ホンダ・レーシング 渡辺康治社長 インタビュー

〇挑戦が大きなテーマ
われわれのキーワードとしては、挑戦する、ということです。ものすごく高い、目の前の壁をどう乗り越えていくかというのは非常に大事なテーマです。個人としても、企業としても、レースとしても、ものすごく大事なことだと思いますし、そこの挑戦を通じて、いろいろなことがファンの皆様や自分たちとも共有できるし、大事なテーマになっていると思います。 

〇激化する競争で勝つ
今回の新しいレギュレーションの導入でみんなが開発をしていく。しかも今までより強豪の数がどんどん増えてきていて、本当に競争は激化する。そこで勝って、そこの挑戦を共有してこそ、何か自分たちの役割があるのではないかと思っています。歯を食いしばって頑張って、いい結果を残したいと思います。

〇継続が重要
われわれは「鈴鹿」と「もてぎ」と2つのサーキットをもっている会社であり、そこを上手に使いながら、HRCとしてもレースに参戦して、レースを行う場所、それからレースを楽しむというところ、この2つで貢献していくことができると思っています。それはやはり継続してやっていくことが重要だと思っています。
過去に出たり入ったりということで、ファンの方々に非常にがっかりさせてしまったこともあるし、そこについては本当に反省しております。今後はもっと継続的にできるようHRCというレース専門会社にいろんなノウハウを落としながら、蓄積しながら、続けられる体制を構築していきたい。

三部敏宏社長 記者会見

〇ファンの声
2020年の参戦終了発表にあたっては、メディアの皆様、そしてファンの皆様からさまざまな厳しい声もいただきました。 
ホンダとして苦渋の決断ではありましたが、カーボンニュートラルの実現に向けた取り組みの強化のために必要な判断であり、その後、社内では狙ったとおりの効果を生んでおります。
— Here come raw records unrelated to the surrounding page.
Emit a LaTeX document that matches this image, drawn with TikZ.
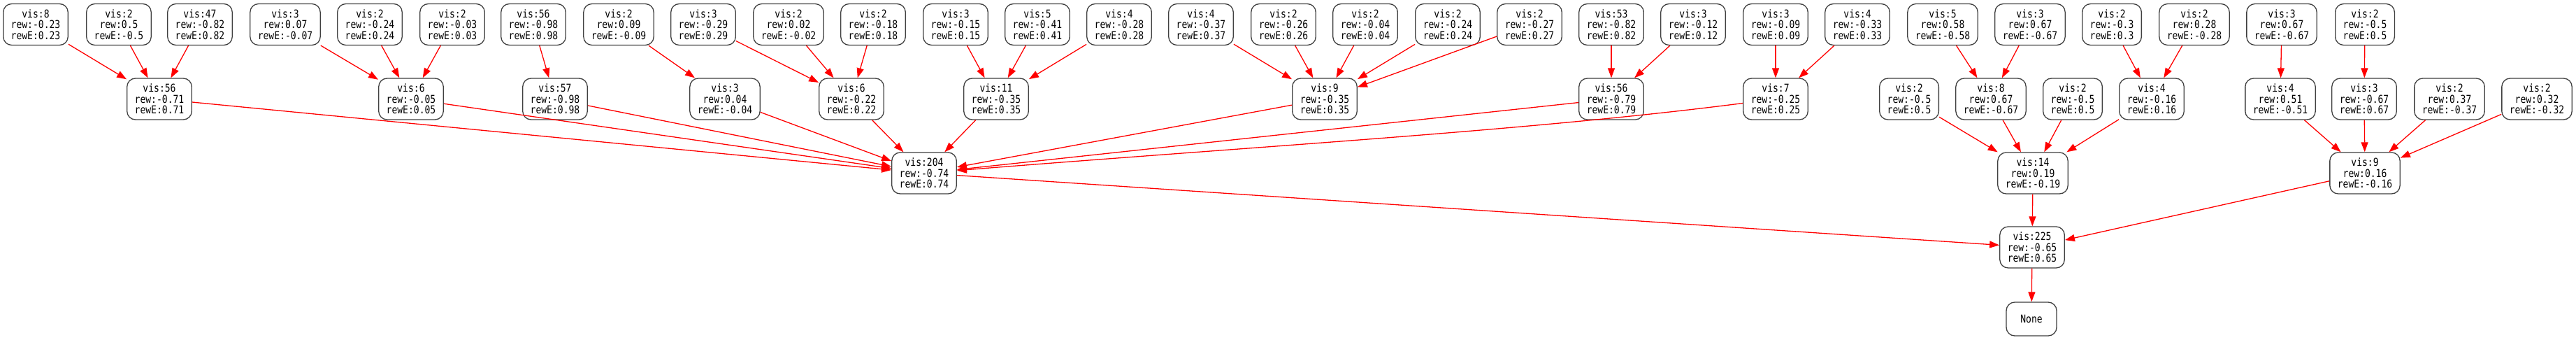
\documentclass[tikz,border=0pt]{standalone}
\usepackage{fontspec}
\newfontfamily\nodefont[FakeStretch=0.84]{DejaVu Sans Mono}
\usetikzlibrary{arrows.meta}
\tikzset{
  tnode/.style={draw=black!75, line width=1.3pt, rounded corners=12pt, fill=white,
    align=center, inner xsep=11pt, inner ysep=0pt, minimum height=59pt,
    font={\nodefont\fontsize{15.5pt}{15.5pt}\selectfont}},
  edge/.style={draw=red, line width=1.3pt, -{Triangle[length=14pt,width=10pt]}},
}
\newcommand\tn[6]{\node[tnode] (#1) at (#2,#3) {vis:#4\\rew:#5\\rewE:#6};}
\begin{document}
\begin{tikzpicture}[x=1pt,y=-1pt]
\useasboundingbox[fill=white] (0,0) rectangle (3685,485);
% top row
\tn{n1}{51}{35}{8}{-0.23}{0.23}
\tn{n2}{170}{35}{2}{0.5}{-0.5}
\tn{n3}{286}{35}{47}{-0.82}{0.82}
\tn{n4}{408}{35}{3}{0.07}{-0.07}
\tn{n5}{529}{35}{2}{-0.24}{0.24}
\tn{n6}{647}{35}{2}{-0.03}{0.03}
\tn{n7}{763}{35}{56}{-0.98}{0.98}
\tn{n8}{885}{35}{2}{0.09}{-0.09}
\tn{n9}{1006}{35}{3}{-0.29}{0.29}
\tn{n10}{1128}{35}{2}{0.02}{-0.02}
\tn{n11}{1249}{35}{2}{-0.18}{0.18}
\tn{n12}{1367}{35}{3}{-0.15}{0.15}
\tn{n13}{1484}{35}{5}{-0.41}{0.41}
\tn{n14}{1601}{35}{4}{-0.28}{0.28}
\tn{n15}{1718}{35}{4}{-0.37}{0.37}
\tn{n16}{1836}{35}{2}{-0.26}{0.26}
\tn{n17}{1953}{35}{2}{-0.04}{0.04}
\tn{n18}{2071}{35}{2}{-0.24}{0.24}
\tn{n19}{2188}{35}{2}{-0.27}{0.27}
\tn{n20}{2305}{35}{53}{-0.82}{0.82}
\tn{n21}{2422}{35}{3}{-0.12}{0.12}
\tn{n22}{2540}{35}{3}{-0.09}{0.09}
\tn{n23}{2657}{35}{4}{-0.33}{0.33}
\tn{n24}{2779}{35}{5}{0.58}{-0.58}
\tn{n25}{2904}{35}{3}{0.67}{-0.67}
\tn{n26}{3021}{35}{2}{-0.3}{0.3}
\tn{n27}{3139}{35}{2}{0.28}{-0.28}
\tn{n28}{3264}{35}{3}{0.67}{-0.67}
\tn{n29}{3383}{35}{2}{-0.5}{0.5}
% second row
\tn{m1}{228}{141.5}{56}{-0.71}{0.71}
\tn{m2}{588}{141.5}{6}{-0.05}{0.05}
\tn{m3}{794}{141.5}{57}{-0.98}{0.98}
\tn{m4}{1037}{141.5}{3}{0.04}{-0.04}
\tn{m5}{1218}{141.5}{6}{-0.22}{0.22}
\tn{m6}{1425}{141.5}{11}{-0.35}{0.35}
\tn{m7}{1895}{141.5}{9}{-0.35}{0.35}
\tn{m8}{2305}{141.5}{56}{-0.79}{0.79}
\tn{m9}{2540}{141.5}{7}{-0.25}{0.25}
\tn{m10}{2731}{141.5}{2}{-0.5}{0.5}
\tn{m11}{2848}{141.5}{8}{0.67}{-0.67}
\tn{m12}{2965}{141.5}{2}{-0.5}{0.5}
\tn{m13}{3078}{141.5}{4}{-0.16}{0.16}
\tn{m14}{3262}{141.5}{4}{0.51}{-0.51}
\tn{m15}{3382}{141.5}{3}{-0.67}{0.67}
\tn{m16}{3504}{141.5}{2}{0.37}{-0.37}
\tn{m17}{3629}{141.5}{2}{0.32}{-0.32}
% third row
\tn{v204}{1322}{247.5}{204}{-0.74}{0.74}
\tn{v14}{2908}{247.5}{14}{0.19}{-0.19}
\tn{v9}{3383}{247.5}{9}{0.16}{-0.16}
% fourth row
\tn{v225}{2907}{353.5}{225}{-0.65}{0.65}
\node[tnode, minimum width=72pt, minimum height=48pt] (none) at (2906,456) {None};
% edges top -> second
\draw[edge] (n1) -- (m1);
\draw[edge] (n2) -- (m1);
\draw[edge] (n3) -- (m1);
\draw[edge] (n4) -- (m2);
\draw[edge] (n5) -- (m2);
\draw[edge] (n6) -- (m2);
\draw[edge] (n7) -- (m3);
\draw[edge] (n8) -- (m4);
\draw[edge] (n9) -- (m5);
\draw[edge] (n10) -- (m5);
\draw[edge] (n11) -- (m5);
\draw[edge] (n12) -- (m6);
\draw[edge] (n13) -- (m6);
\draw[edge] (n14) -- (m6);
\draw[edge] (n15) -- (m7);
\draw[edge] (n16) -- (m7);
\draw[edge] (n17) -- (m7);
\draw[edge] (n18) -- (m7);
\draw[edge] (n19) -- (m7);
\draw[edge] (n20) -- (m8);
\draw[edge] (n21) -- (m8);
\draw[edge] (n22) -- (m9);
\draw[edge] (n23) -- (m9);
\draw[edge] (n24) -- (m11);
\draw[edge] (n25) -- (m11);
\draw[edge] (n26) -- (m13);
\draw[edge] (n27) -- (m13);
\draw[edge] (n28) -- (m14);
\draw[edge] (n29) -- (m15);
% second -> third
\draw[edge] (m1) -- (v204);
\draw[edge] (m2) -- (v204);
\draw[edge] (m3) -- (v204);
\draw[edge] (m4) -- (v204);
\draw[edge] (m5) -- (v204);
\draw[edge] (m6) -- (v204);
\draw[edge] (m7) -- (v204);
\draw[edge] (m8) -- (v204);
\draw[edge] (m9) .. controls +(-350,45) and +(500,-40) .. (v204);
\draw[edge] (m10) -- (v14);
\draw[edge] (m11) -- (v14);
\draw[edge] (m12) -- (v14);
\draw[edge] (m13) -- (v14);
\draw[edge] (m14) -- (v9);
\draw[edge] (m15) -- (v9);
\draw[edge] (m16) -- (v9);
\draw[edge] (m17) -- (v9);
% third -> fourth
\draw[edge] (v204) -- (v225);
\draw[edge] (v14) -- (v225);
\draw[edge] (v9) -- (v225);
\draw[edge] (v225) -- (none);
\end{tikzpicture}
\end{document}
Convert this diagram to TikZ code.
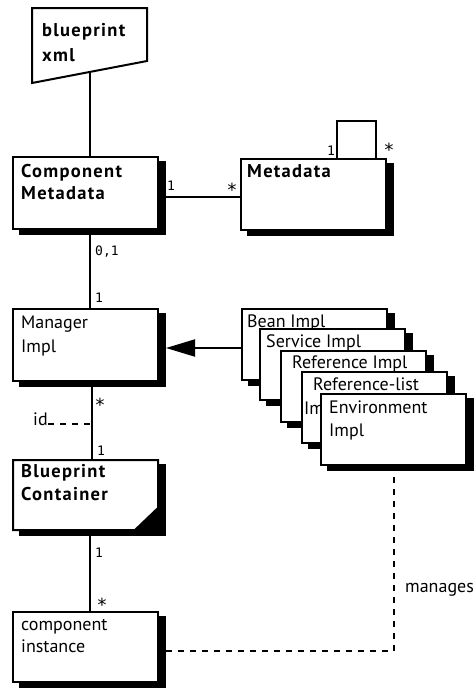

一方でファンの皆様の盛り上がりが私たちのF1活動において大きなモチベーションとなっていることも事実です。改めて感謝するとともに、その気持ちに今まで以上にこたえていきたいと思っています。 

〇参戦継続のための体制
そのためには持続的なレース活動ができる仕組みに進化させ、参戦を継続していくことがより重要だというふうに考えております。そこで2026年に向けた参戦体制も以前とは変えていきます。モータースポーツ技術の開発とレース運営に当たる子会社であるホンダ・レーシングをF1活動の母体とし、F1に関する技術とノウハウの集約的蓄積と、次のレースへの着実に活用するサイクルを構築していきます。

〇厳しい競争は最適の環境
またパワーユニットと開発においてもコストキャップが導入されます。これはF1への参加を長期的に継続することを容易にします。 事実、2026年からさまざまな自動車メーカーがF1への参戦を計画しており、今以上の厳しい競争が予想されます。 
これはまさに技術と人を磨きカーボンニュートラル技術を研ぎ澄ますのに最適の環境と考えております。 HRCを中心に継続的に取り組んでまいりますので、ぜひ応援をいただければと思います。 

ホンダとF1 エンジン供給で黄金時代

ホンダは、1964年に日本の自動車メーカーとして初めてF1に参戦し、1980年代後半から90年代前半にかけて「マクラーレン」などにエンジンを供給して黄金時代を築いた歴史があります。2015年に参戦したあとは、本業での脱炭素に向けて経営資源を集中するとして2021年に撤退していました。

ホンダは、2040年に、世界で販売する新車のすべてをEV=電気自動車やFCV=燃料電池車にする方針を示しています。